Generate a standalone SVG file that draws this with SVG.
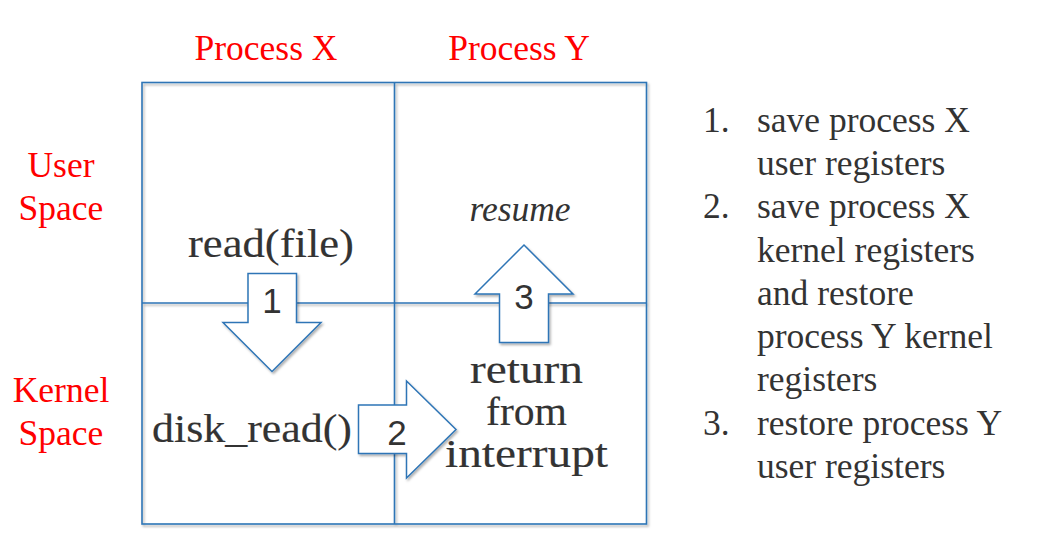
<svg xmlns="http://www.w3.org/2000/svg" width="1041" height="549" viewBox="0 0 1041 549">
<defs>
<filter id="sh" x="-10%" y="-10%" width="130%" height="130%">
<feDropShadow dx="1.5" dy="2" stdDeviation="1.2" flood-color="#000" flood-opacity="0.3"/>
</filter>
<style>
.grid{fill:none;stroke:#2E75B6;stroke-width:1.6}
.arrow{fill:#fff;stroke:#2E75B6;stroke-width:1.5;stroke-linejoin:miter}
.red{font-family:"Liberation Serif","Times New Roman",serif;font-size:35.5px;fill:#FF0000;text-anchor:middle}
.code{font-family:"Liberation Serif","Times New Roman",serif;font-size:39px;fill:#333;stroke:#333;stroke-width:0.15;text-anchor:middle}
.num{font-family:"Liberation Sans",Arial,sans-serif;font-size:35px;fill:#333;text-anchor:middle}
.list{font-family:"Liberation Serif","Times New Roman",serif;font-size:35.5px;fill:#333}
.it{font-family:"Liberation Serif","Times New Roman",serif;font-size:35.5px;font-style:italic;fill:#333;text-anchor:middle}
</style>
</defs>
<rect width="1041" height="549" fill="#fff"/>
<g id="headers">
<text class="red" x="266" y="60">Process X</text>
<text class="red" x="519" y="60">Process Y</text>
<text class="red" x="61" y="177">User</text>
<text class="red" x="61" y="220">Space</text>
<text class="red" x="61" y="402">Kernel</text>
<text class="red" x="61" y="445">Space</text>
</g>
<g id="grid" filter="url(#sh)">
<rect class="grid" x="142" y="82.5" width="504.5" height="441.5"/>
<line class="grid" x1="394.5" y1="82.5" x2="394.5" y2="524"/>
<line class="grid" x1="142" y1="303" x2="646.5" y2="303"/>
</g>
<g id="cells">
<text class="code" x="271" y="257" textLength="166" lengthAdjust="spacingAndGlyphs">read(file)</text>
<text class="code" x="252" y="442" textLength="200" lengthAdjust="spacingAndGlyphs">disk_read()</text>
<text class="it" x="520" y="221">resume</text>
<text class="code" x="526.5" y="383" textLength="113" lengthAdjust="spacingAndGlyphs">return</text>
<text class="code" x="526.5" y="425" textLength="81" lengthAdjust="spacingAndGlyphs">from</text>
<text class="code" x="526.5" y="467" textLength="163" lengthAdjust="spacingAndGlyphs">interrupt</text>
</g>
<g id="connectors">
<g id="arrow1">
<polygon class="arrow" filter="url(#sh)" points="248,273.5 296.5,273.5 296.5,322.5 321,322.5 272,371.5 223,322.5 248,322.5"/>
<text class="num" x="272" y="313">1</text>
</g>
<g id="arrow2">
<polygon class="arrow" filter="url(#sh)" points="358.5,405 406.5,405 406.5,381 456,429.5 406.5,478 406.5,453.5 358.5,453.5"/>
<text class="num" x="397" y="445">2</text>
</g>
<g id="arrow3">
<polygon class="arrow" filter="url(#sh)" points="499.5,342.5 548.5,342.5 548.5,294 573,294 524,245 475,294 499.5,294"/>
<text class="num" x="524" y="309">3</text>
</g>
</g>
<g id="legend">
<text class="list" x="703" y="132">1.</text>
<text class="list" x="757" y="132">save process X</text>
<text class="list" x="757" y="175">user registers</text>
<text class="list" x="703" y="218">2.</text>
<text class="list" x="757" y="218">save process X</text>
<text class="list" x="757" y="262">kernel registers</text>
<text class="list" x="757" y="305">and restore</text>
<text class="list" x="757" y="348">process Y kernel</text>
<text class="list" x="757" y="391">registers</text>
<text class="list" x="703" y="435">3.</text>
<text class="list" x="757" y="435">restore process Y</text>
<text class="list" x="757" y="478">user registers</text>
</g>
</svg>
---
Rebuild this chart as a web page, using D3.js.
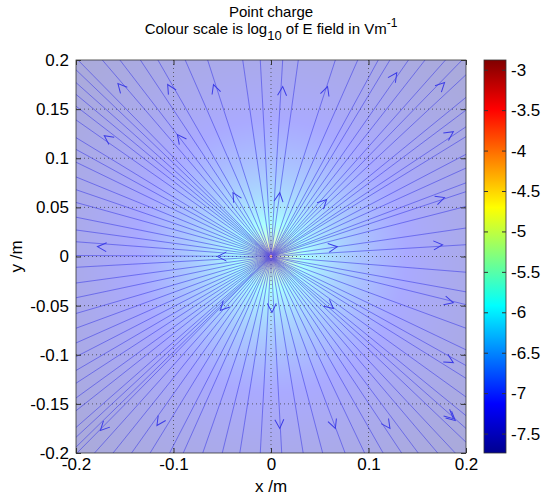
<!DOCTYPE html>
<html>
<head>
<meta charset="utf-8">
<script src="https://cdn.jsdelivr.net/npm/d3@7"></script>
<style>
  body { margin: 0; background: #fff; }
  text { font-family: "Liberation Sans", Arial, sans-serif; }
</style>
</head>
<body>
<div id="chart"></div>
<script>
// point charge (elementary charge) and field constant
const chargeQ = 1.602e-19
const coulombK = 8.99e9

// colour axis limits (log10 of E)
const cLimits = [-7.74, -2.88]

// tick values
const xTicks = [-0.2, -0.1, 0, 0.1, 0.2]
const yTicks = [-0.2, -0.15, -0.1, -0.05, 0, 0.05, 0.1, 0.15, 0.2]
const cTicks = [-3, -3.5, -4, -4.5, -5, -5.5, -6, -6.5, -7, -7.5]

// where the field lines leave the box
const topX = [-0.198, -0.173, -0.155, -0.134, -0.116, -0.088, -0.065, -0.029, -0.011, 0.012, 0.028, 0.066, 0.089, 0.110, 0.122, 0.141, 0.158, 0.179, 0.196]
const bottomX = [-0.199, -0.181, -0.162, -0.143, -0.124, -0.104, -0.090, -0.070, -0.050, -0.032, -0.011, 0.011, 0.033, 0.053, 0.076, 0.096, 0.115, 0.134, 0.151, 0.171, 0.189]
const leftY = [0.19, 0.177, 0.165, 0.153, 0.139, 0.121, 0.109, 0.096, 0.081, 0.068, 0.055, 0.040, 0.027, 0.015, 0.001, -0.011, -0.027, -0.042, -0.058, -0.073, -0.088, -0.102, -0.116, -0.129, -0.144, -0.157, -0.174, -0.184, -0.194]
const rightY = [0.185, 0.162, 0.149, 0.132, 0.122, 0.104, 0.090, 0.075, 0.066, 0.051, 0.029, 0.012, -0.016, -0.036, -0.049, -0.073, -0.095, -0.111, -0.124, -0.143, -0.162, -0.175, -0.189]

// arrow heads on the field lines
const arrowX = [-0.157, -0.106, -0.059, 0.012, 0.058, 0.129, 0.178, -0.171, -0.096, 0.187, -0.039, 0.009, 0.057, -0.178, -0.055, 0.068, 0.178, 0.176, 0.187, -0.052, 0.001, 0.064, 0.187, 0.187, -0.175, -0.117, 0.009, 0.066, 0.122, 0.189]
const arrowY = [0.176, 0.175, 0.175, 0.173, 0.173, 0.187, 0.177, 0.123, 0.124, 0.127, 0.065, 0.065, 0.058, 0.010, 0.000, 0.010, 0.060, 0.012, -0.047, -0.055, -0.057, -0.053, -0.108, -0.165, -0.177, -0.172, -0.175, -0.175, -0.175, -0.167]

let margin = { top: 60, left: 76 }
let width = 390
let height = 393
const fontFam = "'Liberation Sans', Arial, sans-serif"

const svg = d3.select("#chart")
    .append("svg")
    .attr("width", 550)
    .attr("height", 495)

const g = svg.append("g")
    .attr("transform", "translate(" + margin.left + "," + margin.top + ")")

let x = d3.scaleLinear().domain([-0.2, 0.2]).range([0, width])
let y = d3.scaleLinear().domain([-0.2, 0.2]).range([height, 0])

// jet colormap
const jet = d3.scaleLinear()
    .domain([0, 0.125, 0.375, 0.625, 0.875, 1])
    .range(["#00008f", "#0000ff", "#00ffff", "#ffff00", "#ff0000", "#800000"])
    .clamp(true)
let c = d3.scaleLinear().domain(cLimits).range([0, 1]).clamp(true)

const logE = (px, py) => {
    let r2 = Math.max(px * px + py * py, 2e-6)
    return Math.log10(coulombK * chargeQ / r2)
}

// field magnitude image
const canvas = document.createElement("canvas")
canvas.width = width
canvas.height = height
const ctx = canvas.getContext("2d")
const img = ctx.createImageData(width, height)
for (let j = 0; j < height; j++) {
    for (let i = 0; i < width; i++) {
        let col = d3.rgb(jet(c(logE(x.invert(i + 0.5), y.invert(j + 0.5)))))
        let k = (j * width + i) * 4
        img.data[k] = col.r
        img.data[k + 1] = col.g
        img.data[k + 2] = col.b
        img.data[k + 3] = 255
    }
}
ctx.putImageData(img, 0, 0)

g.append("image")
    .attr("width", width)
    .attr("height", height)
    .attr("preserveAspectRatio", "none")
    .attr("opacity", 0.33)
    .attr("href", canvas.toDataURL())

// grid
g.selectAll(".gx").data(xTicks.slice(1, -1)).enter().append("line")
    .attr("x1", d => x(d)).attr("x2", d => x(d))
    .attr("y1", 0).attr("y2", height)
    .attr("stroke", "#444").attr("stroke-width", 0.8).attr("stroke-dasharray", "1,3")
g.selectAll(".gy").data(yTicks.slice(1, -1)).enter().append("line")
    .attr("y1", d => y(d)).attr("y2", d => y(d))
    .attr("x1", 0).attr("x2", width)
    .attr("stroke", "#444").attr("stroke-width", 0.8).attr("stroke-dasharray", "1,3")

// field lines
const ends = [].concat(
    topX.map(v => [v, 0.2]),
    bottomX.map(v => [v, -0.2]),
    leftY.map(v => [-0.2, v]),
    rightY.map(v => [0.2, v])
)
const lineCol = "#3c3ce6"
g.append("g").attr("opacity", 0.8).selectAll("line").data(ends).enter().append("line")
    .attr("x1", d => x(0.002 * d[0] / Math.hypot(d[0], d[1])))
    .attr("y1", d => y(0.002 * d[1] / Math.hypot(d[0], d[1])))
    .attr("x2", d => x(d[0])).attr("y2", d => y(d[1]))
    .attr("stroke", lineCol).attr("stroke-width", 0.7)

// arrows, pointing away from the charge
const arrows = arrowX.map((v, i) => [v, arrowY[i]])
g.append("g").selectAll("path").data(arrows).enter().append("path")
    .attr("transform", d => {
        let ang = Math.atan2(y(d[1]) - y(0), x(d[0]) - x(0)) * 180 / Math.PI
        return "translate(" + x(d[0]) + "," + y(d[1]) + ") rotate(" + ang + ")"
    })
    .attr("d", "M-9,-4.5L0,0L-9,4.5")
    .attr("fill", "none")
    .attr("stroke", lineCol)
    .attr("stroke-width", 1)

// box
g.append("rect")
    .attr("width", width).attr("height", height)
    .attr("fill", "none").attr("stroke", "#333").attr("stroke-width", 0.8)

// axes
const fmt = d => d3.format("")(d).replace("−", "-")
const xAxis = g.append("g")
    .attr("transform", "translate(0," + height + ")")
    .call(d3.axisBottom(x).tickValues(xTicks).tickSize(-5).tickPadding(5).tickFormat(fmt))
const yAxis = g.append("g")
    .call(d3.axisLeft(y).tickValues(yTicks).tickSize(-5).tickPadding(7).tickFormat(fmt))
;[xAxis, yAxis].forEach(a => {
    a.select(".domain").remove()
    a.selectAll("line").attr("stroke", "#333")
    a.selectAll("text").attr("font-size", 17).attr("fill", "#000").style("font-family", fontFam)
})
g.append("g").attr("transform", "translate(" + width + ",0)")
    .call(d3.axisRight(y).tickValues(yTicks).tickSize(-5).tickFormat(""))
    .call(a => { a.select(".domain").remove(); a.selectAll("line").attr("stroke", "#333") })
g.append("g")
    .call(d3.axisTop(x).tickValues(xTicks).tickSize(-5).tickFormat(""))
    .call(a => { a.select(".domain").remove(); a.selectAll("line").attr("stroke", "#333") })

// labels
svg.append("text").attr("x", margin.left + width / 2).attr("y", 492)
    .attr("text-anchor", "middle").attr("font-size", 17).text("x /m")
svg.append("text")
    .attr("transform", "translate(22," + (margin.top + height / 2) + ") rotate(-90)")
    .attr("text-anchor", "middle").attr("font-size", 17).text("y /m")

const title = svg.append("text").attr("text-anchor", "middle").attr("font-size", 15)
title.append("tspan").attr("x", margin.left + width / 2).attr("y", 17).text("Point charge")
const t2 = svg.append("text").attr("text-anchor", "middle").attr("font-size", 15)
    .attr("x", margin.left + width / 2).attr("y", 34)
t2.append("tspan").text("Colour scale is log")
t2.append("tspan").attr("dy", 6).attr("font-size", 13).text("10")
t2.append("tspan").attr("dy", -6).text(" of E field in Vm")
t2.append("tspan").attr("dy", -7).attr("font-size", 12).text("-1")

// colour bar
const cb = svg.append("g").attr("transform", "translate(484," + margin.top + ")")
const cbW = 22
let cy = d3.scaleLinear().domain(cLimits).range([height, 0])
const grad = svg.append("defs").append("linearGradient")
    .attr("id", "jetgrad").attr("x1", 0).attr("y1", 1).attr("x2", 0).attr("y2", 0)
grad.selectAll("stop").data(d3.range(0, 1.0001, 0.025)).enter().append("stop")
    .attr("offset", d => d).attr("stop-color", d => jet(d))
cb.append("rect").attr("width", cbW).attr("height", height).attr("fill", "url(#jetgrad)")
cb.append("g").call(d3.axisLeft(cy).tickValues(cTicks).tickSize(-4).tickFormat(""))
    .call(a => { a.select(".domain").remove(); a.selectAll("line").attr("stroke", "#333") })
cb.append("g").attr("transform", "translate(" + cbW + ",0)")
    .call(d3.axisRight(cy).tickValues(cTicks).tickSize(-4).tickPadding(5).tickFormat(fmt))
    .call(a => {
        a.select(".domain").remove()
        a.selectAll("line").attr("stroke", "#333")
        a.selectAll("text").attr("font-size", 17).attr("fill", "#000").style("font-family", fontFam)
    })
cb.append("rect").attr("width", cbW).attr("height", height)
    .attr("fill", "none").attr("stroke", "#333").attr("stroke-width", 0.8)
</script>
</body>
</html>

▸ To do:
What's needed is an exact copy of the records above from the line containing "Rebuild this chart" down to the line containing "-6.5, -7, -7.5]", both included, without any pictures.

▸ Full output:
Rebuild this chart as a web page, using D3.js.
<!DOCTYPE html>
<html>
<head>
<meta charset="utf-8">
<script src="https://cdn.jsdelivr.net/npm/d3@7"></script>
<style>
  body { margin: 0; background: #fff; }
  text { font-family: "Liberation Sans", Arial, sans-serif; }
</style>
</head>
<body>
<div id="chart"></div>
<script>
// point charge (elementary charge) and field constant
const chargeQ = 1.602e-19
const coulombK = 8.99e9

// colour axis limits (log10 of E)
const cLimits = [-7.74, -2.88]

// tick values
const xTicks = [-0.2, -0.1, 0, 0.1, 0.2]
const yTicks = [-0.2, -0.15, -0.1, -0.05, 0, 0.05, 0.1, 0.15, 0.2]
const cTicks = [-3, -3.5, -4, -4.5, -5, -5.5, -6, -6.5, -7, -7.5]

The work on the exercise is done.